The next rain arrived on schedule, half an hour after the last. Its first few drops landing like feathers on my face. I was not moving at much of a pace, kind of lost among pillars of saguaros and sprawling greenery all around. Lost or not lost, on this day there was little difference between the two. I was heading toward a blue mountain range ahead, a good enough destination.

Following a faint cattle trail and then a line of flat-faced prickly pear cactus, one way was as good as any other. Pocks of cattle hooves in the soil began filling with fresh rainwater. I had heard the bawling of a cow earlier, but it was a mile off and I certainly could not see the creature through all this thorny brush.

I slipped off my brimmed hat, letting it hang by its cord in the center of my back, and pulled up the peaked, wool hood of my serape to keep my head dry.
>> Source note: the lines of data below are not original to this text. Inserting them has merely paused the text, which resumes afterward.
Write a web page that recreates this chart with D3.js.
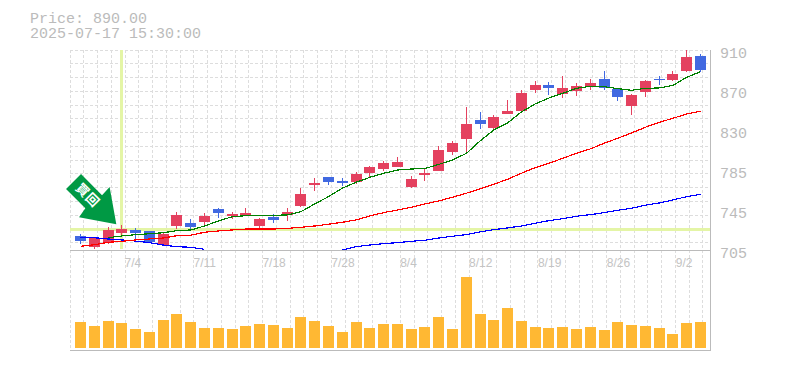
<!DOCTYPE html>
<html>
<head>
<meta charset="utf-8">
<script src="https://cdn.jsdelivr.net/npm/d3@7"></script>
<style>
body { margin: 0; background: #fff; }
svg { display: block; }
.title { font: 15px "Liberation Mono", monospace; fill: #bbb; }
.axis text { fill: #bbb; }
.axis--x text { font: 12px "Liberation Sans", sans-serif; fill: #c4c4c4; }
.axis--y text { font: 15px "Liberation Mono", monospace; }
</style>
</head>
<body>
<svg id="chart" width="785" height="370"></svg>
<script>
var dates = ['6/30', '7/1', '7/2', '7/3', '7/4', '7/7', '7/8', '7/9', '7/10', '7/11',
	'7/14', '7/15', '7/16', '7/17', '7/18', '7/22', '7/23', '7/24', '7/25', '7/28',
	'7/29', '7/30', '7/31', '8/1', '8/4', '8/5', '8/6', '8/7', '8/8', '8/12',
	'8/13', '8/14', '8/15', '8/18', '8/19', '8/20', '8/21', '8/22', '8/25', '8/26',
	'8/27', '8/28', '8/29', '9/1', '9/2', '9/3'];
var dateTicks = ['7/4', '7/11', '7/18', '7/28', '8/4', '8/12', '8/19', '8/26', '9/2'];
var priceTicks = ['705', '745', '785', '830', '870', '910'];

var opens = [719.7, 708.1, 712.5, 722.4, 725.2, 724.2, 710.4, 729.6, 732.4, 733.7,
	747, 739.9, 740.9, 729.6, 738.8, 740.9, 750.1, 771.6, 779.9, 775.7,
	774.7, 783.9, 788, 790.1, 769.6, 781.9, 786, 805.5, 818.8, 838.3,
	830.1, 844.4, 847.5, 869, 874.2, 864.9, 868, 873.1, 880.3, 870.1,
	852.6, 867, 880.3, 879.3, 888.5, 903.9];
var highs = [721.4, 717.3, 728.3, 730.6, 727.6, 724.5, 722.4, 744, 736.5, 742.9,
	748, 744, 748, 737.8, 741.9, 748, 768.6, 778.8, 779.9, 778.8,
	785, 791.1, 796.2, 800.3, 780.9, 789.1, 811.6, 816.7, 851.6, 846.5,
	843.4, 858.8, 869, 878.2, 877.2, 883.4, 876.2, 880.3, 888.5, 870.1,
	864.9, 879.3, 883.4, 888.5, 910, 905.9];
var lows = [711.2, 706.3, 711.2, 720.4, 716, 713.2, 709.1, 726.5, 725.5, 730.3,
	737.8, 736.8, 739.9, 726.2, 732.7, 734.7, 749.1, 765.5, 771.6, 770.6,
	772.7, 779.9, 786, 790.1, 768.6, 775.7, 786, 802.4, 803.4, 829.1,
	829.1, 844.4, 846.5, 866, 863.9, 860.8, 862.9, 869, 869, 857.7,
	843.4, 861.9, 874.2, 878.2, 887.5, 887.5];
var closes = [714.2, 717.3, 725.2, 726.5, 722.4, 713.2, 721.4, 740.6, 728.6, 739.5,
	742.9, 741.9, 742.9, 736.8, 735.8, 744, 762.4, 773.7, 774.7, 773.7,
	782.9, 790.1, 794.2, 795.2, 777.8, 783.9, 807.5, 814.7, 834.2, 834.2,
	841.3, 847.5, 866, 874.2, 871.1, 871.1, 873.1, 876.2, 871.1, 861.9,
	863.9, 878.2, 879.3, 885.4, 902.9, 889.5];
var volumes = [260, 220, 270, 250, 190, 160, 280, 340, 260, 200,
	200, 190, 220, 240, 230, 200, 310, 270, 220, 160,
	260, 200, 240, 240, 190, 210, 310, 190, 710, 340,
	280, 400, 270, 210, 200, 210, 190, 210, 180, 260,
	230, 220, 200, 140, 250, 260];

var maShort = [null, null, 717.6, 719.4, 720.7, 721.7, 722.7, 724.8, 725.5, 729.6,
	734.7, 739.1, 740.2, 740.6, 740.6, 740.9, 744.3, 752.2, 759.7, 768.3,
	774.4, 779.5, 783.6, 787, 788, 788.5, 792.7, 797.3, 804, 816.7,
	828, 835.2, 846.5, 854.7, 860.8, 865.6, 870.7, 872.8, 872.4, 870.4,
	868.7, 870.7, 871.1, 873.8, 882, 887.8];
var maMid = [708.8, 710.4, 712.9, 713.9, 715.3, 716.3, 717.3, 719.7, 720.1, 723.2,
	724.5, 725.5, 726.5, 726.5, 726.5, 727.1, 728.3, 729.6, 731.4, 733.4,
	735.8, 739.9, 743.3, 746, 748.8, 752.2, 755.3, 759.1, 763.2, 767.6,
	772.4, 777.5, 783.7, 789.4, 793.9, 799, 804.2, 808.6, 814.4, 819.5,
	825, 830.8, 835.9, 840, 844.4, 847.2];
// runs under the bottom of the price panel from 7/14 to 7/25
var maLong = [717.6, 717.6, 716.3, 715.3, 714.2, 712.5, 710.1, 708.4, 707.8, 705.7,
	null, null, null, null, null, null, null, null, null, 705,
	708.4, 710.1, 711.5, 712.5, 713.9, 715, 717.3, 719.1, 720.7, 723.5,
	725.9, 727.6, 729.6, 732.4, 735.1, 737.1, 739.6, 741.2, 743.3, 745.7,
	747.8, 750.9, 753.2, 756.3, 759.7, 762.1];

var crossDate = '7/3';
var crossPrice = 726.2;
var priceText = 'Price: 890.00';
var timeText = '2025-07-17 15:30:00';
var markerText = '買回';

function drawChart(svg) {
	var left = 70,
		right = 710,
		priceTop = 50,
		priceBottom = 250,
		volumeTop = 277,
		volumeBase = 348,
		volumeBottom = 350,
		gridStep = 13.76;

	var x = d3.scaleBand()
		.domain(dates)
		.range([73.6, 707.4])
		.paddingInner(0.2)
		.paddingOuter(0.1);
	var y = d3.scaleLinear().domain([705, 910]).range([priceBottom, priceTop]);
	var yTicks = d3.scalePoint().domain(priceTicks).range([priceBottom, priceTop]);
	var yVolume = d3.scaleLinear().domain([0, d3.max(volumes)]).range([volumeBase, volumeTop]);

	function center(d) { return x(d) + x.bandwidth() / 2; }
	function pixel(d) { return Math.floor(d) + 0.5; }

	svg.append('defs').append('clipPath').attr('id', 'price-clip')
		.append('rect')
			.attr('x', left)
			.attr('y', priceTop)
			.attr('width', right - left)
			.attr('height', priceBottom - priceTop);

	// grid
	var grid = svg.append('g')
		.attr('stroke', '#ddd')
		.attr('stroke-dasharray', '3,2');
	grid.selectAll('.v').data(d3.range(left, right - 3, gridStep)).enter().append('line')
		.attr('x1', function(d) { return pixel(d); })
		.attr('x2', function(d) { return pixel(d); })
		.attr('y1', priceTop)
		.attr('y2', volumeBottom);
	grid.selectAll('.h').data(d3.range(priceTop, priceBottom, gridStep)).enter().append('line')
		.attr('x1', left)
		.attr('x2', right)
		.attr('y1', function(d) { return pixel(d); })
		.attr('y2', function(d) { return pixel(d); });

	// frame
	var frame = svg.append('g').attr('stroke', '#bbb');
	frame.append('line').attr('x1', right + 0.5).attr('x2', right + 0.5).attr('y1', priceTop).attr('y2', volumeBottom + 1);
	frame.append('line').attr('x1', left).attr('x2', right).attr('y1', priceBottom + 0.5).attr('y2', priceBottom + 0.5);
	frame.append('line').attr('x1', left).attr('x2', right).attr('y1', volumeBottom + 0.5).attr('y2', volumeBottom + 0.5);

	// cross hair
	var cross = svg.append('g')
		.attr('stroke', '#e4f5a6')
		.attr('stroke-width', 3)
		.attr('shape-rendering', 'crispEdges');
	cross.append('line')
		.attr('x1', center(crossDate))
		.attr('x2', center(crossDate))
		.attr('y1', priceTop)
		.attr('y2', priceBottom - 1);
	cross.append('line')
		.attr('x1', left)
		.attr('x2', right)
		.attr('y1', y(crossPrice))
		.attr('y2', y(crossPrice));

	// candles
	var candles = svg.append('g').attr('shape-rendering', 'crispEdges');
	var color = function(i) { return closes[i] >= opens[i] ? '#e4415f' : '#4169e1'; };
	dates.forEach(function(d, i) {
		candles.append('line')
			.attr('x1', center(d))
			.attr('x2', center(d))
			.attr('y1', y(highs[i]))
			.attr('y2', y(lows[i]))
			.attr('stroke', color(i));
		candles.append('rect')
			.attr('x', x(d))
			.attr('y', y(Math.max(opens[i], closes[i])))
			.attr('width', x.bandwidth())
			.attr('height', Math.max(1, Math.abs(y(opens[i]) - y(closes[i]))))
			.attr('fill', color(i));
	});

	// moving averages
	var line = d3.line()
		.defined(function(d) { return d !== null; })
		.x(function(d, i) { return center(dates[i]); })
		.y(function(d) { return y(d); });
	[[maLong, '#0000ff'], [maMid, '#ff0000'], [maShort, '#008000']].forEach(function(s) {
		svg.append('path')
			.attr('d', line(s[0]))
			.attr('fill', 'none')
			.attr('stroke', s[1])
			.attr('stroke-width', 1.2)
			.attr('shape-rendering', 'crispEdges')
			.attr('clip-path', 'url(#price-clip)');
	});

	// volume
	svg.append('g').selectAll('rect').data(volumes).enter().append('rect')
		.attr('x', function(d, i) { return x(dates[i]); })
		.attr('y', function(d) { return yVolume(d); })
		.attr('width', x.bandwidth())
		.attr('height', function(d) { return volumeBase - yVolume(d); })
		.attr('fill', '#ffb833')
		.attr('shape-rendering', 'crispEdges');

	// axes, the date labels start a little left of their candle
	var xAxis = svg.append('g')
		.attr('class', 'axis axis--x')
		.attr('transform', 'translate(0,' + (priceBottom + 5) + ')')
		.call(d3.axisBottom(x).tickValues(dateTicks).tickSize(0));
	xAxis.select('.domain').remove();
	xAxis.selectAll('text').attr('text-anchor', 'start').attr('dx', -11);
	var yAxis = svg.append('g')
		.attr('class', 'axis axis--y')
		.attr('transform', 'translate(' + (right + 10) + ',3)')
		.call(d3.axisRight(yTicks).tickSize(0).tickPadding(0));
	yAxis.select('.domain').remove();

	// arrow marker, its shape is relative to the tip
	var tipX = center(crossDate) - 5.5,
		tipY = y(crossPrice) - 5;
	var arrow = svg.append('g').attr('transform', 'translate(' + tipX + ',' + tipY + ')');
	arrow.append('path')
		.attr('d', 'M-35.3,-50.3 L-50.3,-35.3 L-31,-16 L-37.3,-7 L0,0 L-6.7,-37.3 L-14.3,-29 Z')
		.attr('fill', '#009944');
	arrow.append('text')
		.attr('transform', 'translate(-28.5,-29) rotate(45)')
		.attr('text-anchor', 'middle')
		.attr('dy', '0.35em')
		.attr('fill', '#fff')
		.style('font', 'bold 13px "Noto Sans CJK JP", sans-serif')
		.style('letter-spacing', '1px')
		.text(markerText);

	// title
	svg.append('text').attr('class', 'title').attr('x', 30).attr('y', 23).text(priceText);
	svg.append('text').attr('class', 'title').attr('x', 30).attr('y', 38).text(timeText);
}

drawChart(d3.select('#chart'));
</script>
</body>
</html>
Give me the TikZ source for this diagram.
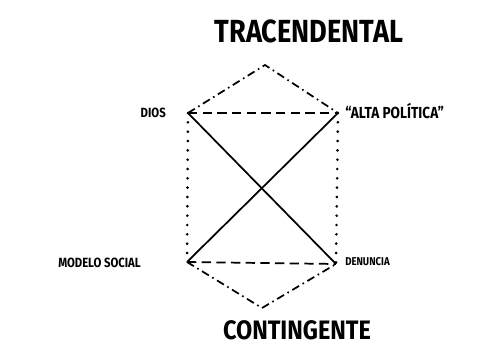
\documentclass[tikz,border=0pt]{standalone}
\usepackage{fontspec}
\usepackage{graphicx}
\setmainfont{Fira Sans}
\usetikzlibrary{calc}

\begin{document}
\begin{tikzpicture}[x=0.75pt,y=-0.75pt,
  edge/.style={draw=black,line width=1.3pt},
  dashdot/.style={edge,dash pattern=on 6pt off 3pt on 1.2pt off 3pt},
  dashline/.style={edge,dash pattern=on 7pt off 4pt},
  dotline/.style={edge,line width=2.2pt,line cap=round,dash pattern=on 0pt off 7pt},
  pole/.style={font=\bfseries\fontsize{24}{24}\selectfont,inner sep=0pt},
  tag/.style={font=\bfseries\fontsize{10}{10}\selectfont,inner sep=0pt}]
\useasboundingbox (0,0) rectangle (497,347);
% corners of the square and the two apexes
\coordinate (dios) at (188,113);
\coordinate (alta) at (338,113);
\coordinate (modelo) at (187,262);
\coordinate (denuncia) at (336,264);
\coordinate (top) at (265,65);
\coordinate (bot) at (262,308);
\draw[dashdot] (dios) -- (top) -- (alta);
\draw[dashdot] (modelo) -- (bot) -- (denuncia);
\draw[dashline] (dios) -- (alta);
\draw[dashline] (modelo) -- (denuncia);
\draw[dotline] (dios) -- (modelo);
\draw[dotline] (alta) -- (denuncia);
\draw[edge] (dios) -- (denuncia);
\draw[edge] (alta) -- (modelo);
% labels
\node[pole] (tracen) at (309,31) {\scalebox{0.85}[1]{TRACENDENTAL}};
\node[pole,font=\bfseries\fontsize{20}{20}\selectfont] (conting) at (297,330) {\scalebox{0.88}[1]{CONTINGENTE}};
\node[tag,anchor=east] (diosl) at (166,113) {\scalebox{0.85}[1]{DIOS}};
\node[tag,anchor=west,font=\bfseries\fontsize{12}{12}\selectfont] (altal) at (345,111) {\scalebox{0.85}[1]{“ALTA POLÍTICA”}};
\node[tag,anchor=east] (modelol) at (141,263) {\scalebox{0.85}[1]{MODELO SOCIAL}};
\node[tag,anchor=west,font=\bfseries\fontsize{8.5}{8.5}\selectfont] (denl) at (345,262) {\scalebox{0.85}[1]{DENUNCIA}};
\end{tikzpicture}
\end{document}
Rain grew into a downpour, the ground popping with pinheads of hail. Through a fine, pulsing mist I saw a barbed wire fence stretched across my path. I took it with a quick vault, boot sole planting on a taut strand and turning me to the other side. The fence caught a tuft of wool from my serape and kept it. I glanced back at the sign of my passage, thinking it looked like a puff of animal fur, some creature caught bounding over this fence.

No more than fifty feet farther I came to a highway that leads to Tucson. It was a black, two-laned streak through the desert, a dotted yellow line running down its center. I turned to walk along the highway's shoulder in a grinding path of pea gravel. Cars fled past, bursts of sound dragged out for miles, tires hissing in the rain. I walked just off the shoulder when they came. I did not want to get picked up or be offered a ride. I was just a wet animal out for a walkabout.

As I traveled down the road I thought that I should slip back into the desert, that a sheriff or highway patrol might stop me and I would have to explain what I was doing out here, no towns nearby, no houses. The next major settlement north of here had a maximum-security prison. Signs along the highway read DO NOT STOP FOR HITCHIKERS. Safer to be in the desert, I thought. They would stop me on the highway and I would tell them of the smell of rain, the feel of my homeland on my skin, and they would insist on giving me a ride to somewhere I did not want to be.

Each car sped by and I kept my eyes to the ground.

A Native American man had recently been incarcerated for a crime and as far as I knew was still in a jail out here. His name is Octavio Luis Perez and he had been locked up for a few months without a trial. The problem was he spoke a language no one seemed to know. His words were too far from Spanish or English to sound familiar to his captors, so they assumed he was Native American. But when various native translators were contacted, his language remained a mystery. He could not read a map and did not know the name of countries. It took months until a panel of linguists finally isolated a few of his words, realizing he spoke an isolated, nearly lost dialect of northern Mam from the highlands of western Guatemala, an ancient language of the Mayans.

His story had stirred my curiosity, a man imprisoned far from home, a traveler in another world speaking in tongue few people know. If this was possible in this day and age, I figured the same might be true in reverse. There could be people living far south of here alone in their own language, an isolated tribe speaking Zuni somewhere in Mexico or Central America, maybe Peru by now. I wondered if the Zuni's Lost Others were still intact out there, maintaining their cultural integrity as Colorado Plateau people are want to do. Perhaps they still told stories about a holy landscape, reciting legends of emergence, living in the jungle and recalling a desert of their origin bespangled with streams.

Where the highway crossed a notable wash, I walked down into it, stopping to peer into a culvert concreted into the ground below. I bowed into its passageway, my hands nearly grazing the floor as I crouched along an aluminum cave. A bit of water trickled through, not a flood, just a sliver of rain. I stopped there, getting out from the weather and away from the highway for a moment. Pulling back my hood I stared out of the hole at rain sheeting down outside, the desert setting into motion. Every few minutes a car shrieked over my head, sending an involuntary shiver down my back, dragging my attention toward Tucson.